In the years since the UFT case, securities regulators have continued to battle the same structural problems. Shell companies, undisclosed control persons, and unregistered stock distributions remain features of microcap fraud. Each enforcement action imposes costs on individual defendants but does little to change the broader ecosystem that makes such schemes possible. As long as there are investors willing to buy shares in thinly traded companies based on minimal information, there will be promoters willing to exploit that willingness.

The Questions That Linger

The UFT case leaves unanswered questions that resonate beyond the specific defendants. How did Kamerling re-enter the securities world after her prior violations? Were there brokers or professionals who knew her history and facilitated her involvement anyway? What due diligence, if any, did the other defendants perform before joining forces with someone who had previously crossed regulatory lines?

The role of gatekeepers in securities markets—lawyers, accountants, brokers—is supposed to prevent exactly this kind of fraud. Transfer agents who issue stock certificates, attorneys who provide opinion letters for securities transactions, and auditors who sign off on financial statements all have obligations to ask hard questions and refuse to participate in questionable deals. Yet microcap fraud persists, suggesting that the gatekeeping function is either compromised or insufficient.

For Beverlee Kamerling, the 1999 judgment marked the second time her name appeared in securities enforcement actions. Whether it was the last remains a matter of public record and regulatory vigilance. Permanent injunctions are just that—permanent. But enforcement depends on detection, and detection depends on investors, whistleblowers, and regulators noticing when something is wrong. In the world of small-cap stocks, where information is scarce and trading volumes are thin, noticing can take years.

The $1.1 million in disgorgement and penalties was substantial, but whether the judgment resulted in meaningful recovery for investors is unclear. The SEC’s disgorgement funds are sometimes distributed to victims, but the logistics of identifying and compensating investors in microcap fraud cases can be complex. Many investors may never have known they were victims until long after the fraud was exposed, by which time their shares were worthless and their losses locked in.

The Enduring Lesson

The United Fire Technology case stands as a reminder that securities fraud doesn’t require elaborate technology or sophisticated financial instruments. It requires only the willingness to omit material facts and a network of individuals willing to participate—knowingly or unknowingly—in the distribution of unregistered stock. Kamerling and her co-defendants didn’t need to invent a new form of fraud. They relied on the oldest trick in the securities playbook: tell investors part of the story, hide the parts that matter most, and hope the market moves faster than regulators can respond.

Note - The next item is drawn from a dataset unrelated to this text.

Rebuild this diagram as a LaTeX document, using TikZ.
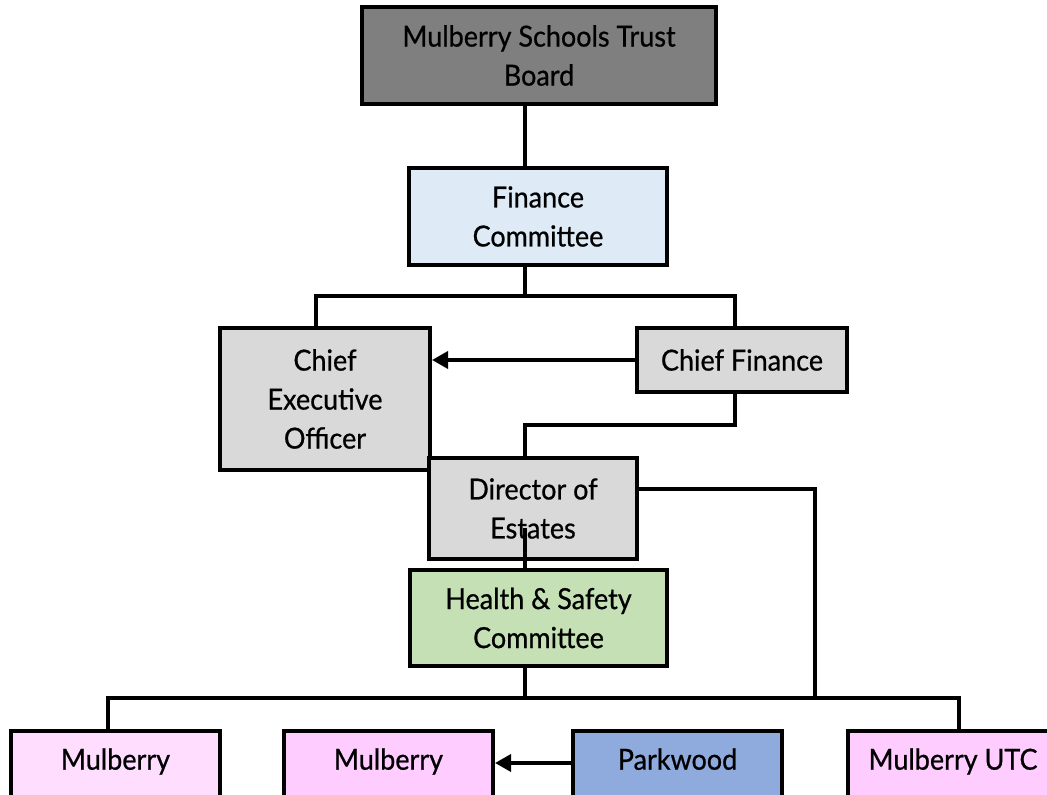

The permanent injunctions entered against the defendants were intended to prevent recurrence. But injunctions are only as effective as the enforcement mechanisms behind them. In a financial system where new entities can be formed with minimal paperwork, where corporate veils can be layered, and where individuals with regulatory histories can still find brokers willing to execute trades, the line between deterrence and futility is uncomfortably thin.

For Beverlee Kamerling, the woman who appeared in SEC filings under two names, the 1999 judgment was supposed to be a closing chapter. Whether it actually closed anything, or merely paused a pattern that would resume under different names and different corporate structures, is a question that only time and regulatory records can answer. In the microcap markets, where shadows are long and disclosure is often more aspiration than reality, the past has a way of echoing forward—if anyone is listening closely enough to hear it.